Tout n'est pas perdu pour la droite; mais il faudra que ce soit avec d'autres chefs. Votre pays a besoin d'une opposition qui s'oppose, d'un parlement où l'on débatte des enjeux du présent. Il a besoin d'une grande force politique qui assume les intérêts des territoires - y compris leur développement écologique. Après tout, il est normal que la gauche soit plus habile à récupérer des manifestations; elle ne sait pas faire grand chose d'autre que revendiquer, manifester, "pousser un cri" comme aurait dit Jean-Paul Sartre. Il n'est pas étonnant que des militants islamo-gauchistes se soient glissés dans les manifs parisiennes au point d'insulter Finkielkraut. Il est plus facile de se faire peur à propos de la fin du monde que de se demander comment, concrètement, on va fonder une subsidiarité véritable dans un pays rongé par le centralisme depuis au moins 250 ans. Précisément: une fois retombées les exaltations du moment, il va falloir s'occuper de sécurité publique, de contrôle de l'immigration, de croissance et création d'emplois, d'amaigrissement et déconcentration de l'Etat, de suppression de couches administratives, de réforme de l'Union Européenne. La gauche actuelle est trop éclatée et incapable de cohérence pour apporter les réponses dont votre pays a besoin. La droite pourrait mieux s'en sortir, à condition de pousser les dirigeants actuels vers une retraite bien méritée. 

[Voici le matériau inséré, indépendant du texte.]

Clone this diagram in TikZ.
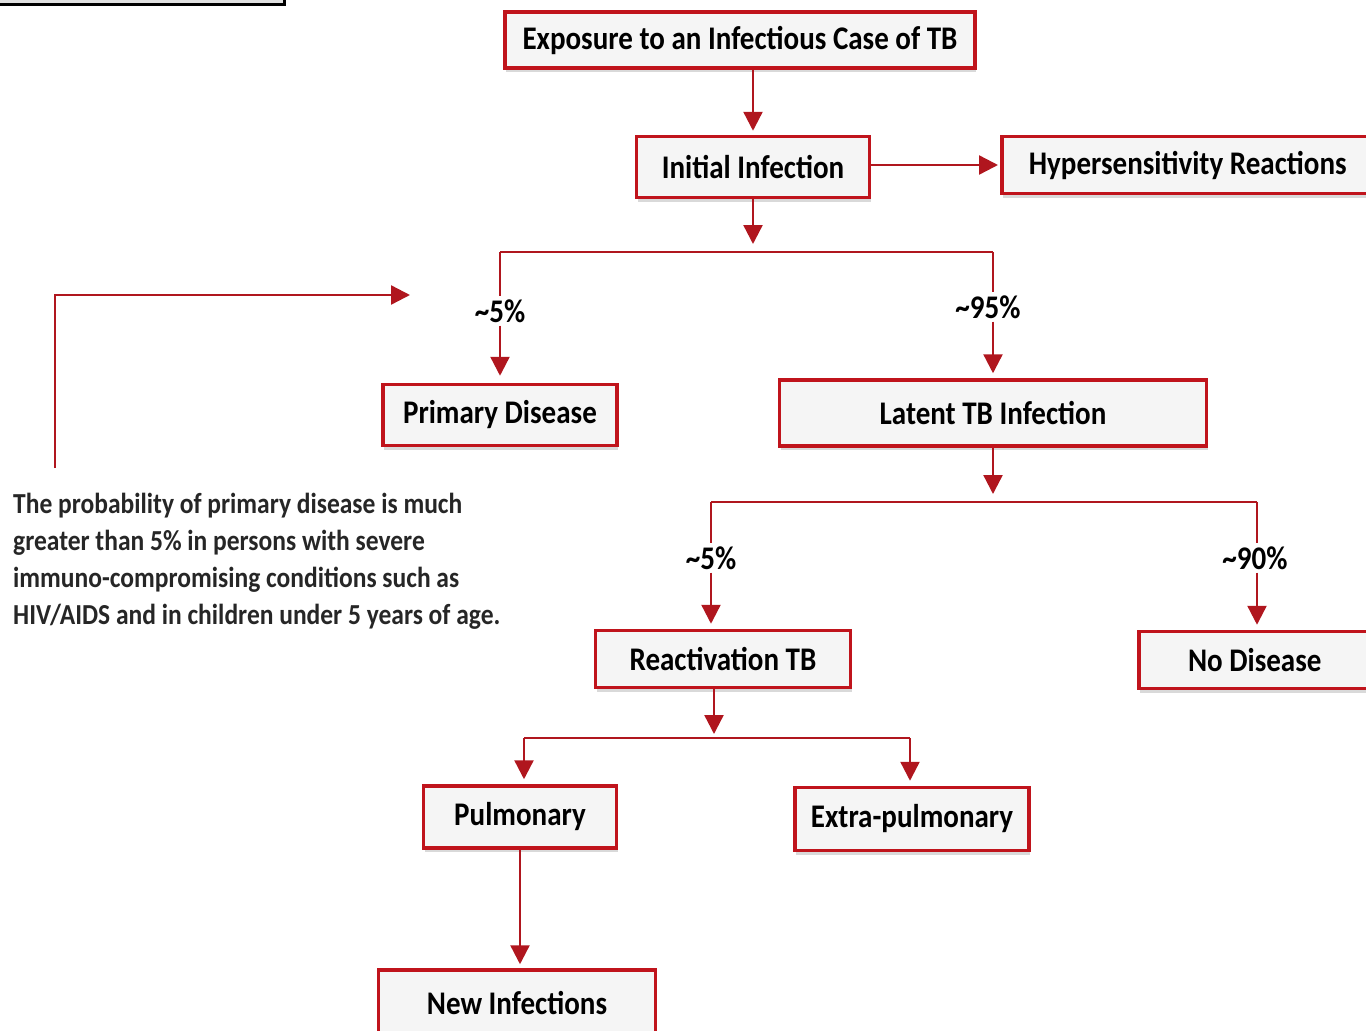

Mon cher ami, la crise des Gilets Jaunes ne sonne pas seulement le glas du progressisme désincarné qui a empoisonné le XXè siècle et se survit laborieusement dans votre pays. Elle doit être, pour la droite, l'occasion d'une reformulation complète de ses objectifs, d'une réunification des forces artificiellement divisées par François Mitterrand et la lâcheté ambiante et d'une nouvelle organisation, moderne et décentralisée.